» **Given problem**
Quote the data below in full, minus the images.

..............................

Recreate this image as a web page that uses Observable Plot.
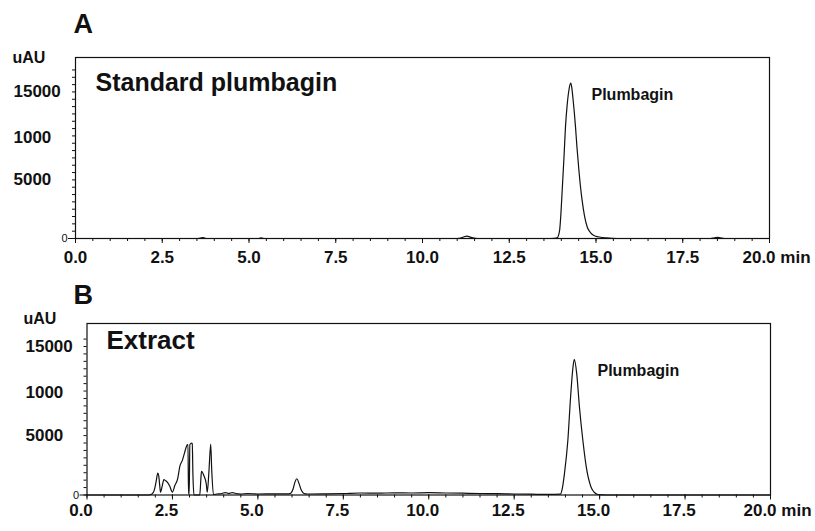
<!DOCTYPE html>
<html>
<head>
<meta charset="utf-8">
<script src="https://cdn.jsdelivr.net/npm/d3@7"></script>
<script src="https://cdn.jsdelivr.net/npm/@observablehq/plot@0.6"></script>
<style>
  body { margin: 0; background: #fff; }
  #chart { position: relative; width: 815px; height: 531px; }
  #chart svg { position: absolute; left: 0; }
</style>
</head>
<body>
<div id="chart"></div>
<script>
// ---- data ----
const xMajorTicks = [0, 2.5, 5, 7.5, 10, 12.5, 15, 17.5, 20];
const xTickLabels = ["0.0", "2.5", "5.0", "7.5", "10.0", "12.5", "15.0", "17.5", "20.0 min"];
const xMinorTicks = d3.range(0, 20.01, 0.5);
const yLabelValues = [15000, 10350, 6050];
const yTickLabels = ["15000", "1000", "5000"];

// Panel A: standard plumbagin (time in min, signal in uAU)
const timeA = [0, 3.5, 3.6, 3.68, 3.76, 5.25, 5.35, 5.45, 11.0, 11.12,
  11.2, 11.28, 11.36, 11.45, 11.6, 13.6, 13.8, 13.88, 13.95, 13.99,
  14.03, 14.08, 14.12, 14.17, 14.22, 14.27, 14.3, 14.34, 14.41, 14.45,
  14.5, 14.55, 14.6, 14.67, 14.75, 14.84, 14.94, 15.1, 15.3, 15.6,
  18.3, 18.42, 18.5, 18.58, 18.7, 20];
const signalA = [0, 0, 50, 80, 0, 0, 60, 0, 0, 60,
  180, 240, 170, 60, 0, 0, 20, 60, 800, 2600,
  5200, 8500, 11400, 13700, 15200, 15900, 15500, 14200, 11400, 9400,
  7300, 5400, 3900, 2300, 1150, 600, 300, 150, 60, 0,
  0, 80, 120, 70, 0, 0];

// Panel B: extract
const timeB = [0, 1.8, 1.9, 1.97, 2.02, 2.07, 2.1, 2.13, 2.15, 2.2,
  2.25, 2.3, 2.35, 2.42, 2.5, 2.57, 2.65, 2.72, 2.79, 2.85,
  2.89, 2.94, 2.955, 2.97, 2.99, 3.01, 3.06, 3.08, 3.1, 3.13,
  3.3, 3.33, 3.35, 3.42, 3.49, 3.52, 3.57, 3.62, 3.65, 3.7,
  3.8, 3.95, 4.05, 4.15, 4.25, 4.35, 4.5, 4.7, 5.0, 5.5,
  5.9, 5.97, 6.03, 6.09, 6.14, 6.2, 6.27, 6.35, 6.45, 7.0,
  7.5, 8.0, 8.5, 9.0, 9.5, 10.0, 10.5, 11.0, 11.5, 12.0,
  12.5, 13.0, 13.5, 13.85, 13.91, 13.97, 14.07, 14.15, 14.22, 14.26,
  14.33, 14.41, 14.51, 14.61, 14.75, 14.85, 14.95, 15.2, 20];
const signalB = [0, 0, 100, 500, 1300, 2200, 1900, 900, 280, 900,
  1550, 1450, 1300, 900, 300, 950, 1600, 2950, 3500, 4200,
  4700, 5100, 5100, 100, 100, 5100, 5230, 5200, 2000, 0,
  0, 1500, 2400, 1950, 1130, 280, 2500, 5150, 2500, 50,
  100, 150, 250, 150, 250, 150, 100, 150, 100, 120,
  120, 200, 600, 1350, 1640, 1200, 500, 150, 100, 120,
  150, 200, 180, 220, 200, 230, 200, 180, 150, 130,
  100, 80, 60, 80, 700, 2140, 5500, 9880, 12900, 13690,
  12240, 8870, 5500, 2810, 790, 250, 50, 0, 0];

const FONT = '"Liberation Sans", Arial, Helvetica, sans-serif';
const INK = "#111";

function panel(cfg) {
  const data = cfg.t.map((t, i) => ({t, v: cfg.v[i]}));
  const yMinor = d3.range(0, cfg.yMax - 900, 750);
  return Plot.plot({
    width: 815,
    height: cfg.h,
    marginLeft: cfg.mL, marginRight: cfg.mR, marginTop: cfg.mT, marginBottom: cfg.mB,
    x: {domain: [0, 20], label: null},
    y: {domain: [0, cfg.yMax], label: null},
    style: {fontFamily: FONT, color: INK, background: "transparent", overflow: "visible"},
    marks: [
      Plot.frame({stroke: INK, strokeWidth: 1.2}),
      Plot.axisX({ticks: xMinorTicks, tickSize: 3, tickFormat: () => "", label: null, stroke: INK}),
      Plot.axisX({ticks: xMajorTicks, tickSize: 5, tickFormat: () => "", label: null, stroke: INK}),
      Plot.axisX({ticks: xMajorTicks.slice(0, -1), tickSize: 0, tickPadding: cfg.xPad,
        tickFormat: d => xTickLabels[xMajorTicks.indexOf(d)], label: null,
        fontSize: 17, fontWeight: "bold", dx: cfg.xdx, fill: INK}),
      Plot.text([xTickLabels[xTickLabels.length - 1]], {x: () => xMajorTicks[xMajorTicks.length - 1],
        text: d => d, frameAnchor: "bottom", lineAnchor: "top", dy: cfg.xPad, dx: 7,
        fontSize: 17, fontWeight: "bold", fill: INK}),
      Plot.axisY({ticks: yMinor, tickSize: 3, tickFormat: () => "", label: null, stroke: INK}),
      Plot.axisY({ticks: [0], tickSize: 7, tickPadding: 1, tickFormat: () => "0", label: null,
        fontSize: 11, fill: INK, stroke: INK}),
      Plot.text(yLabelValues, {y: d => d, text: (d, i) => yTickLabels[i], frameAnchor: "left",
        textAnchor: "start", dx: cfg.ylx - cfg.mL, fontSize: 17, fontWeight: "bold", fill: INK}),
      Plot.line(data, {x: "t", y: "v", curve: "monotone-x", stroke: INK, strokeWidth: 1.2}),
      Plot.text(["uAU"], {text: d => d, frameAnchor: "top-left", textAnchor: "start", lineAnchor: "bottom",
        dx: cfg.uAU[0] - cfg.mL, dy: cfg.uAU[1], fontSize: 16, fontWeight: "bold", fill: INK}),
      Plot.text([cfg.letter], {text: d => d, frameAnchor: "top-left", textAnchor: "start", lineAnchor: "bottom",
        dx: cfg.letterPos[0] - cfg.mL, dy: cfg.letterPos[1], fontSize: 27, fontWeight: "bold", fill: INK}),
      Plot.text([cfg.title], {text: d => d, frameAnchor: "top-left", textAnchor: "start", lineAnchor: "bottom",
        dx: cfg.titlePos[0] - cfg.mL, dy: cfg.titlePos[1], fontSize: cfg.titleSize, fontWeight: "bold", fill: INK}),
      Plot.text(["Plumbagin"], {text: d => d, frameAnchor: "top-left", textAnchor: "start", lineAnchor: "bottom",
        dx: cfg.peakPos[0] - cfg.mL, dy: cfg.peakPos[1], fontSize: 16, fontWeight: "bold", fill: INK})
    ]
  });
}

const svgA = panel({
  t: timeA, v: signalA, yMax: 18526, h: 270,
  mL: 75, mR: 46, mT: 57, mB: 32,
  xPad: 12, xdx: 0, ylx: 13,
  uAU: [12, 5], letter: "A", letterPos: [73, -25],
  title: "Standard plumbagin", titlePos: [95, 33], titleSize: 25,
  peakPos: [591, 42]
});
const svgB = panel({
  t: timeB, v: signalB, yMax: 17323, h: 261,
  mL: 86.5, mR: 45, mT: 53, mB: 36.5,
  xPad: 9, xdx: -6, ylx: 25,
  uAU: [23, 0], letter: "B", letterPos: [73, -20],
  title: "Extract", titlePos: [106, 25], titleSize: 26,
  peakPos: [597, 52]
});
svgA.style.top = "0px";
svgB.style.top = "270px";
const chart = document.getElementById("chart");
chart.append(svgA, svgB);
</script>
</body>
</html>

..............................

» **Task output**
Recreate this image as a web page that uses Observable Plot.
<!DOCTYPE html>
<html>
<head>
<meta charset="utf-8">
<script src="https://cdn.jsdelivr.net/npm/d3@7"></script>
<script src="https://cdn.jsdelivr.net/npm/@observablehq/plot@0.6"></script>
<style>
  body { margin: 0; background: #fff; }
  #chart { position: relative; width: 815px; height: 531px; }
  #chart svg { position: absolute; left: 0; }
</style>
</head>
<body>
<div id="chart"></div>
<script>
// ---- data ----
const xMajorTicks = [0, 2.5, 5, 7.5, 10, 12.5, 15, 17.5, 20];
const xTickLabels = ["0.0", "2.5", "5.0", "7.5", "10.0", "12.5", "15.0", "17.5", "20.0 min"];
const xMinorTicks = d3.range(0, 20.01, 0.5);
const yLabelValues = [15000, 10350, 6050];
const yTickLabels = ["15000", "1000", "5000"];

// Panel A: standard plumbagin (time in min, signal in uAU)
const timeA = [0, 3.5, 3.6, 3.68, 3.76, 5.25, 5.35, 5.45, 11.0, 11.12,
  11.2, 11.28, 11.36, 11.45, 11.6, 13.6, 13.8, 13.88, 13.95, 13.99,
  14.03, 14.08, 14.12, 14.17, 14.22, 14.27, 14.3, 14.34, 14.41, 14.45,
  14.5, 14.55, 14.6, 14.67, 14.75, 14.84, 14.94, 15.1, 15.3, 15.6,
  18.3, 18.42, 18.5, 18.58, 18.7, 20];
const signalA = [0, 0, 50, 80, 0, 0, 60, 0, 0, 60,
  180, 240, 170, 60, 0, 0, 20, 60, 800, 2600,
  5200, 8500, 11400, 13700, 15200, 15900, 15500, 14200, 11400, 9400,
  7300, 5400, 3900, 2300, 1150, 600, 300, 150, 60, 0,
  0, 80, 120, 70, 0, 0];

// Panel B: extract
const timeB = [0, 1.8, 1.9, 1.97, 2.02, 2.07, 2.1, 2.13, 2.15, 2.2,
  2.25, 2.3, 2.35, 2.42, 2.5, 2.57, 2.65, 2.72, 2.79, 2.85,
  2.89, 2.94, 2.955, 2.97, 2.99, 3.01, 3.06, 3.08, 3.1, 3.13,
  3.3, 3.33, 3.35, 3.42, 3.49, 3.52, 3.57, 3.62, 3.65, 3.7,
  3.8, 3.95, 4.05, 4.15, 4.25, 4.35, 4.5, 4.7, 5.0, 5.5,
  5.9, 5.97, 6.03, 6.09, 6.14, 6.2, 6.27, 6.35, 6.45, 7.0,
  7.5, 8.0, 8.5, 9.0, 9.5, 10.0, 10.5, 11.0, 11.5, 12.0,
  12.5, 13.0, 13.5, 13.85, 13.91, 13.97, 14.07, 14.15, 14.22, 14.26,
  14.33, 14.41, 14.51, 14.61, 14.75, 14.85, 14.95, 15.2, 20];
const signalB = [0, 0, 100, 500, 1300, 2200, 1900, 900, 280, 900,
  1550, 1450, 1300, 900, 300, 950, 1600, 2950, 3500, 4200,
  4700, 5100, 5100, 100, 100, 5100, 5230, 5200, 2000, 0,
  0, 1500, 2400, 1950, 1130, 280, 2500, 5150, 2500, 50,
  100, 150, 250, 150, 250, 150, 100, 150, 100, 120,
  120, 200, 600, 1350, 1640, 1200, 500, 150, 100, 120,
  150, 200, 180, 220, 200, 230, 200, 180, 150, 130,
  100, 80, 60, 80, 700, 2140, 5500, 9880, 12900, 13690,
  12240, 8870, 5500, 2810, 790, 250, 50, 0, 0];

const FONT = '"Liberation Sans", Arial, Helvetica, sans-serif';
const INK = "#111";

function panel(cfg) {
  const data = cfg.t.map((t, i) => ({t, v: cfg.v[i]}));
  const yMinor = d3.range(0, cfg.yMax - 900, 750);
  return Plot.plot({
    width: 815,
    height: cfg.h,
    marginLeft: cfg.mL, marginRight: cfg.mR, marginTop: cfg.mT, marginBottom: cfg.mB,
    x: {domain: [0, 20], label: null},
    y: {domain: [0, cfg.yMax], label: null},
    style: {fontFamily: FONT, color: INK, background: "transparent", overflow: "visible"},
    marks: [
      Plot.frame({stroke: INK, strokeWidth: 1.2}),
      Plot.axisX({ticks: xMinorTicks, tickSize: 3, tickFormat: () => "", label: null, stroke: INK}),
      Plot.axisX({ticks: xMajorTicks, tickSize: 5, tickFormat: () => "", label: null, stroke: INK}),
      Plot.axisX({ticks: xMajorTicks.slice(0, -1), tickSize: 0, tickPadding: cfg.xPad,
        tickFormat: d => xTickLabels[xMajorTicks.indexOf(d)], label: null,
        fontSize: 17, fontWeight: "bold", dx: cfg.xdx, fill: INK}),
      Plot.text([xTickLabels[xTickLabels.length - 1]], {x: () => xMajorTicks[xMajorTicks.length - 1],
        text: d => d, frameAnchor: "bottom", lineAnchor: "top", dy: cfg.xPad, dx: 7,
        fontSize: 17, fontWeight: "bold", fill: INK}),
      Plot.axisY({ticks: yMinor, tickSize: 3, tickFormat: () => "", label: null, stroke: INK}),
      Plot.axisY({ticks: [0], tickSize: 7, tickPadding: 1, tickFormat: () => "0", label: null,
        fontSize: 11, fill: INK, stroke: INK}),
      Plot.text(yLabelValues, {y: d => d, text: (d, i) => yTickLabels[i], frameAnchor: "left",
        textAnchor: "start", dx: cfg.ylx - cfg.mL, fontSize: 17, fontWeight: "bold", fill: INK}),
      Plot.line(data, {x: "t", y: "v", curve: "monotone-x", stroke: INK, strokeWidth: 1.2}),
      Plot.text(["uAU"], {text: d => d, frameAnchor: "top-left", textAnchor: "start", lineAnchor: "bottom",
        dx: cfg.uAU[0] - cfg.mL, dy: cfg.uAU[1], fontSize: 16, fontWeight: "bold", fill: INK}),
      Plot.text([cfg.letter], {text: d => d, frameAnchor: "top-left", textAnchor: "start", lineAnchor: "bottom",
        dx: cfg.letterPos[0] - cfg.mL, dy: cfg.letterPos[1], fontSize: 27, fontWeight: "bold", fill: INK}),
      Plot.text([cfg.title], {text: d => d, frameAnchor: "top-left", textAnchor: "start", lineAnchor: "bottom",
        dx: cfg.titlePos[0] - cfg.mL, dy: cfg.titlePos[1], fontSize: cfg.titleSize, fontWeight: "bold", fill: INK}),
      Plot.text(["Plumbagin"], {text: d => d, frameAnchor: "top-left", textAnchor: "start", lineAnchor: "bottom",
        dx: cfg.peakPos[0] - cfg.mL, dy: cfg.peakPos[1], fontSize: 16, fontWeight: "bold", fill: INK})
    ]
  });
}

const svgA = panel({
  t: timeA, v: signalA, yMax: 18526, h: 270,
  mL: 75, mR: 46, mT: 57, mB: 32,
  xPad: 12, xdx: 0, ylx: 13,
  uAU: [12, 5], letter: "A", letterPos: [73, -25],
  title: "Standard plumbagin", titlePos: [95, 33], titleSize: 25,
  peakPos: [591, 42]
});
const svgB = panel({
  t: timeB, v: signalB, yMax: 17323, h: 261,
  mL: 86.5, mR: 45, mT: 53, mB: 36.5,
  xPad: 9, xdx: -6, ylx: 25,
  uAU: [23, 0], letter: "B", letterPos: [73, -20],
  title: "Extract", titlePos: [106, 25], titleSize: 26,
  peakPos: [597, 52]
});
svgA.style.top = "0px";
svgB.style.top = "270px";
const chart = document.getElementById("chart");
chart.append(svgA, svgB);
</script>
</body>
</html>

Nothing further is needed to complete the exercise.